What the task requires →
Retype exactly the lines from the first one through the line with "(jmale) at (541,491)", including both ends; skip any pictures.

Given material →
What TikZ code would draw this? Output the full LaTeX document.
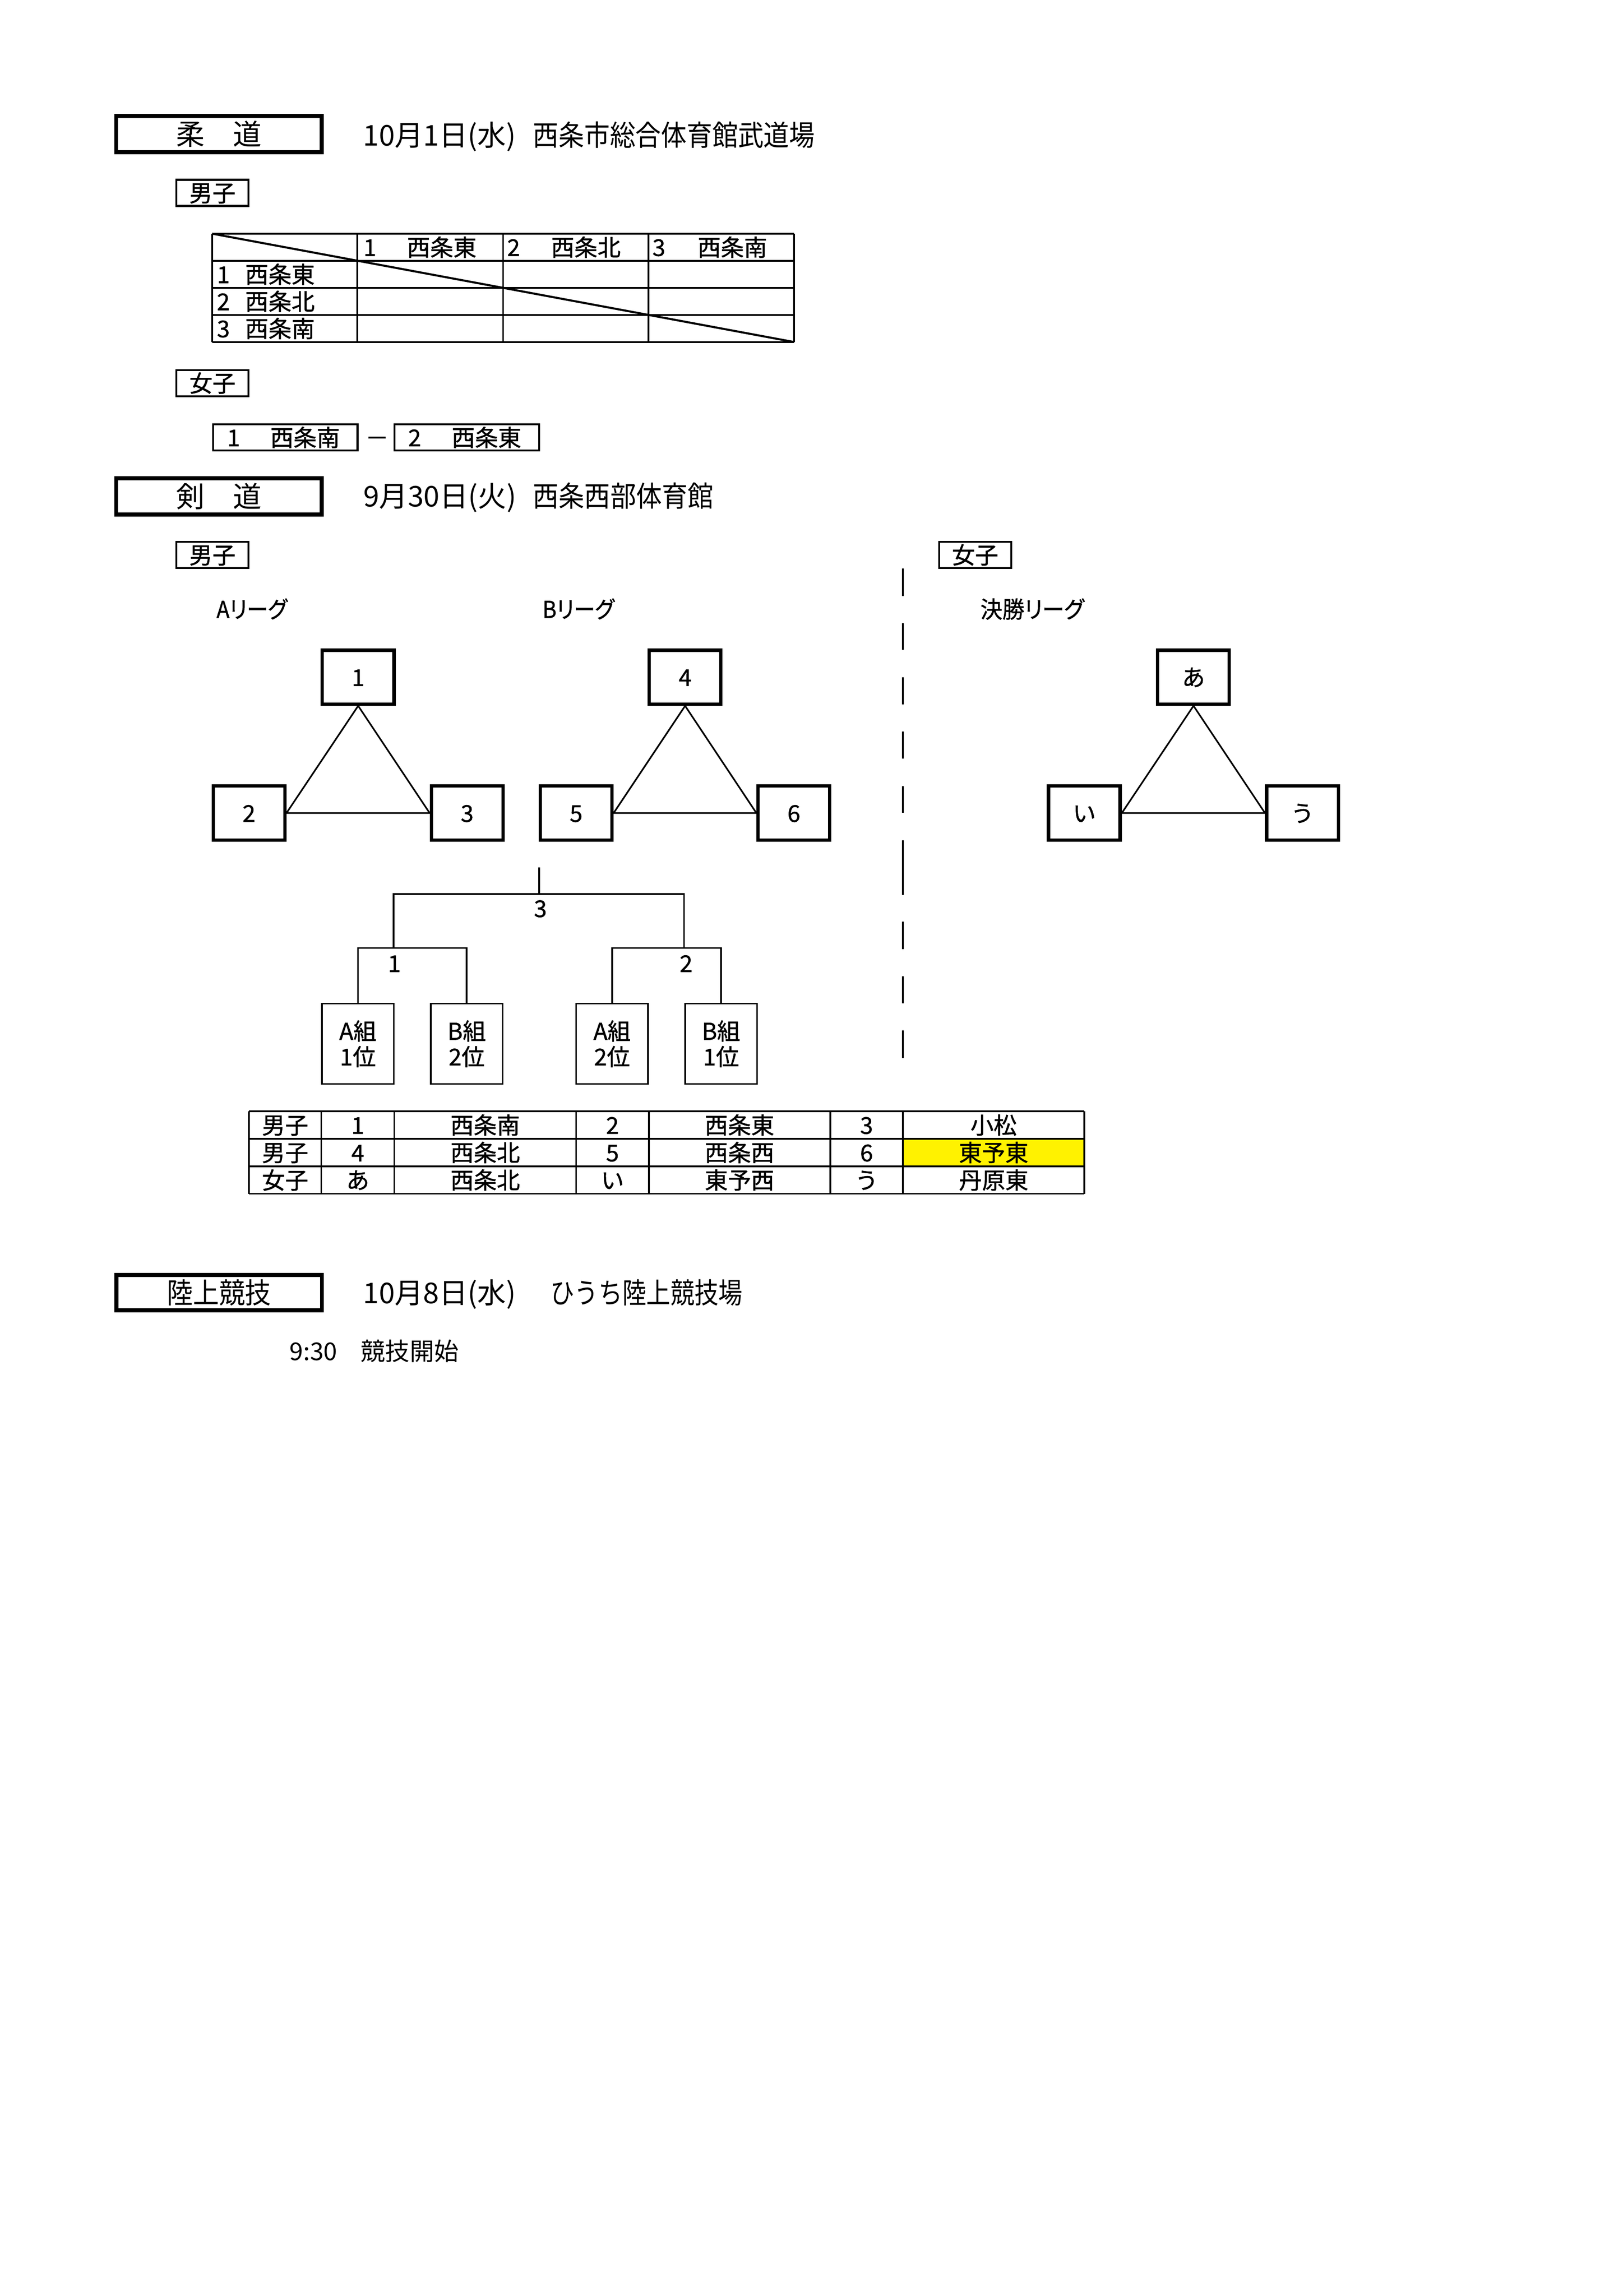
\documentclass[tikz,border=0pt]{standalone}
\usepackage{fontspec}
\setmainfont{Noto Sans CJK JP}
\newfontfamily\gth[FakeBold=1.0]{Noto Sans CJK JP}
\newfontfamily\pgo[RawFeature=+palt, FakeBold=1.0]{Noto Sans CJK JP}
\newcommand\fsS{\gth\fontsize{8.5pt}{9.4pt}\selectfont}
\newcommand\fsL{\fontsize{10.5pt}{12pt}\selectfont}
\newcommand\fsM{\fontsize{9pt}{10pt}\selectfont}
\tikzset{
  txt/.style={inner sep=0pt, text height=7.48pt, text depth=1.02pt, font=\fsS},
  mtxt/.style={inner sep=0pt, text height=7.92pt, text depth=1.08pt, font=\fsM},
  htxt/.style={inner sep=0pt, text height=9.24pt, text depth=1.26pt, font=\fsL},
  bigbox/.style={draw, line width=1.44pt, inner sep=0pt, minimum width=75.35pt,
    minimum height=13.3pt, text height=9.24pt, text depth=1.26pt, font=\fsL},
  lblbox/.style={draw, line width=0.72pt, inner sep=0pt, minimum width=26.51pt,
    minimum height=9.6pt, text height=7.48pt, text depth=1.02pt, font=\fsS},
  mbox/.style={draw, line width=0.72pt, inner sep=0pt, minimum width=53.0pt,
    minimum height=9.65pt},
  sqbox/.style={draw, line width=1.22pt, inner sep=0pt, minimum width=26.29pt,
    minimum height=19.81pt, text height=7.48pt, text depth=1.02pt, font=\fsS},
  gbox/.style={draw, line width=0.6pt, inner sep=0pt, minimum width=26.36pt,
    minimum height=29.53pt, align=center, font=\fsS},
  tline/.style={line width=0.62pt},
  thinline/.style={line width=0.6pt},
  divline/.style={line width=0.58pt},
}
\begin{document}
\begin{tikzpicture}[x=0.144066pt, y=-0.144066pt]
\useasboundingbox (0,0) rectangle (4132,5847);
\fill[white] (0,0) rectangle (4132,5847);

% ---------------- 柔道 ----------------
\node[bigbox] (judo) at (557.5,341.5) {柔　道};
\node[htxt, anchor=west] (judodate) at (923,344) {10月1日(水)};
\node[htxt, anchor=west] (judovenue) at (1356,344) {\scalebox{0.895}[1]{西条市総合体育館武道場}};

\node[lblbox] (jmale) at (541,491) {男子};

% table
\foreach \xx in {540,910,1281,1651,2022} \draw[tline] (\xx,595) -- (\xx,871);
\foreach \yy in {595,664,733,802,871} \draw[tline] (540,\yy) -- (2022,\yy);
\coordinate (tdA) at (540,595);
\coordinate (tdB) at (2022,871);
\draw[line width=0.75pt] (tdA) -- (tdB);

\node[txt, anchor=west] (hn1) at (924,629.5) {1};
\node[txt, anchor=west] (hs1) at (1035,629.5) {西条東};
\node[txt, anchor=west] (hn2) at (1290,629.5) {2};
\node[txt, anchor=west] (hs2) at (1402,629.5) {西条北};
\node[txt, anchor=west] (hn3) at (1660,629.5) {3};
\node[txt, anchor=west] (hs3) at (1775,629.5) {西条南};

\node[txt, anchor=west] (rn1) at (551,698.5) {1};
\node[txt, anchor=west] (rs1) at (623,698.5) {西条東};
\node[txt, anchor=west] (rn2) at (551,767.5) {2};
\node[txt, anchor=west] (rs2) at (623,767.5) {西条北};
\node[txt, anchor=west] (rn3) at (551,836.5) {3};
\node[txt, anchor=west] (rs3) at (623,836.5) {西条南};

\node[lblbox] (jfemale) at (541,975.5) {女子};

\node[mbox] (mb1) at (726.5,1114) {};
\node[txt, anchor=west] (mb1n) at (577,1114) {1};
\node[txt, anchor=west] (mb1s) at (687,1114) {西条南};
\node[txt] (mdash) at (960,1114) {－};
\node[mbox] (mb2) at (1188.5,1114) {};
\node[txt, anchor=west] (mb2n) at (1038,1114) {2};
\node[txt, anchor=west] (mb2s) at (1149,1114) {西条東};

% ---------------- 剣道 ----------------
\node[bigbox] (kendo) at (557.5,1264) {剣　道};
\node[htxt, anchor=west] (kendodate) at (924,1263) {9月30日(火)};
\node[htxt, anchor=west] (kendovenue) at (1356,1263) {\scalebox{0.9}[1]{西条西部体育館}};

\node[lblbox] (kmale) at (541,1413) {男子};
\node[lblbox] (kfemale) at (2483,1413) {女子};

\node[txt, anchor=west] (lgA) at (550,1551) {\pgo\scalebox{0.92}[1]{Aリーグ}};
\node[txt, anchor=west] (lgB) at (1380,1551) {\pgo\scalebox{0.92}[1]{Bリーグ}};
\node[txt, anchor=west] (lgF) at (2495,1551) {\pgo\scalebox{0.95}[1]{決勝リーグ}};

% A league
\node[sqbox] (b1) at (912,1724.5) {1};
\node[sqbox] (b2) at (634,2070.5) {2};
\node[sqbox] (b3) at (1189.5,2070.5) {3};
\draw[thinline] (b1.south) -- (b2.east) -- (b3.west) -- cycle;
% B league
\node[sqbox] (b4) at (1744.5,1724.5) {4};
\node[sqbox] (b5) at (1467,2070.5) {5};
\node[sqbox] (b6) at (2021.5,2070.5) {6};
\draw[thinline] (b4.south) -- (b5.east) -- (b6.west) -- cycle;
% final league
\node[sqbox] (ba) at (3039,1724.5) {あ};
\node[sqbox] (bi) at (2761,2070.5) {い};
\node[sqbox] (bu) at (3316.5,2070.5) {う};
\draw[thinline] (ba.south) -- (bi.east) -- (bu.west) -- cycle;

% divider
\foreach \ys/\ye in {1448/1518,1587/1655,1725/1794,1863/1932,2002/2070,2140/2279,2347/2417,2486/2555,2624/2694}
  \draw[divline] (2299,\ys) -- (2299,\ye);

% tournament
\node[gbox] (A1) at (911.3,2658) {A組\\1位};
\node[gbox] (B2) at (1188.3,2658) {B組\\2位};
\node[gbox] (A2) at (1558.5,2658) {A組\\2位};
\node[gbox] (B1) at (1836,2658) {B組\\1位};
\coordinate (stub) at (1373,2209);
\coordinate (jt) at (1373,2277);
\coordinate (jl) at (1002,2277);
\coordinate (jr) at (1742,2277);
\coordinate (sl) at (1002,2414);
\coordinate (sr) at (1742,2414);
\draw[thinline] (stub) -- (jt);
\draw[thinline] (sl) -- (jl) -- (jr) -- (sr);
\draw[thinline] (A1.north) |- (sl) -| (B2.north);
\draw[thinline] (A2.north) |- (sr) -| (B1.north);
\node[txt] (lab3) at (1376,2313) {3};
\node[txt] (lab1) at (1004,2453) {1};
\node[txt] (lab2) at (1747,2453) {2};

% result table
\fill[yellow] (2299,2900) rectangle (2761,2970);
\foreach \xx in {634,818,1004,1467,1652,2114,2299,2761} \draw[tline] (\xx,2830) -- (\xx,3040);
\foreach \yy in {2830,2900,2970,3040} \draw[tline] (634,\yy) -- (2761,\yy);
\foreach \rr/\yy/\va/\vb/\vc/\vd/\ve/\vf/\vg in
  {1/2865/男子/1/西条南/2/西条東/3/小松,
   2/2935/男子/4/西条北/5/西条西/6/東予東,
   3/3005/女子/あ/西条北/い/東予西/う/丹原東}{
  \node[txt] (t\rr a) at (726,\yy) {\va};
  \node[txt] (t\rr b) at (911,\yy) {\vb};
  \node[txt] (t\rr c) at (1235.5,\yy) {\vc};
  \node[txt] (t\rr d) at (1559.5,\yy) {\vd};
  \node[txt] (t\rr e) at (1883,\yy) {\ve};
  \node[txt] (t\rr f) at (2206.5,\yy) {\vf};
  \node[txt] (t\rr g) at (2530,\yy) {\vg};
}

% ---------------- 陸上競技 ----------------
\node[bigbox, minimum height=12.97pt] (riku) at (558,3292) {\scalebox{0.91}[1]{陸上競技}};
\node[htxt, anchor=west] (rikudate) at (923,3292) {10月8日(水)};
\node[htxt, anchor=west] (rikuvenue) at (1400,3292) {\scalebox{0.84}[1]{ひうち陸上競技場}};
\node[mtxt, anchor=west] (rikutime) at (736,3440) {9:30};
\node[mtxt, anchor=west] (rikustart) at (917,3440) {競技開始};
\end{tikzpicture}
\end{document}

Exercise result →
What TikZ code would draw this? Output the full LaTeX document.
\documentclass[tikz,border=0pt]{standalone}
\usepackage{fontspec}
\setmainfont{Noto Sans CJK JP}
\newfontfamily\gth[FakeBold=1.0]{Noto Sans CJK JP}
\newfontfamily\pgo[RawFeature=+palt, FakeBold=1.0]{Noto Sans CJK JP}
\newcommand\fsS{\gth\fontsize{8.5pt}{9.4pt}\selectfont}
\newcommand\fsL{\fontsize{10.5pt}{12pt}\selectfont}
\newcommand\fsM{\fontsize{9pt}{10pt}\selectfont}
\tikzset{
  txt/.style={inner sep=0pt, text height=7.48pt, text depth=1.02pt, font=\fsS},
  mtxt/.style={inner sep=0pt, text height=7.92pt, text depth=1.08pt, font=\fsM},
  htxt/.style={inner sep=0pt, text height=9.24pt, text depth=1.26pt, font=\fsL},
  bigbox/.style={draw, line width=1.44pt, inner sep=0pt, minimum width=75.35pt,
    minimum height=13.3pt, text height=9.24pt, text depth=1.26pt, font=\fsL},
  lblbox/.style={draw, line width=0.72pt, inner sep=0pt, minimum width=26.51pt,
    minimum height=9.6pt, text height=7.48pt, text depth=1.02pt, font=\fsS},
  mbox/.style={draw, line width=0.72pt, inner sep=0pt, minimum width=53.0pt,
    minimum height=9.65pt},
  sqbox/.style={draw, line width=1.22pt, inner sep=0pt, minimum width=26.29pt,
    minimum height=19.81pt, text height=7.48pt, text depth=1.02pt, font=\fsS},
  gbox/.style={draw, line width=0.6pt, inner sep=0pt, minimum width=26.36pt,
    minimum height=29.53pt, align=center, font=\fsS},
  tline/.style={line width=0.62pt},
  thinline/.style={line width=0.6pt},
  divline/.style={line width=0.58pt},
}
\begin{document}
\begin{tikzpicture}[x=0.144066pt, y=-0.144066pt]
\useasboundingbox (0,0) rectangle (4132,5847);
\fill[white] (0,0) rectangle (4132,5847);

% ---------------- 柔道 ----------------
\node[bigbox] (judo) at (557.5,341.5) {柔　道};
\node[htxt, anchor=west] (judodate) at (923,344) {10月1日(水)};
\node[htxt, anchor=west] (judovenue) at (1356,344) {\scalebox{0.895}[1]{西条市総合体育館武道場}};

\node[lblbox] (jmale) at (541,491) {男子};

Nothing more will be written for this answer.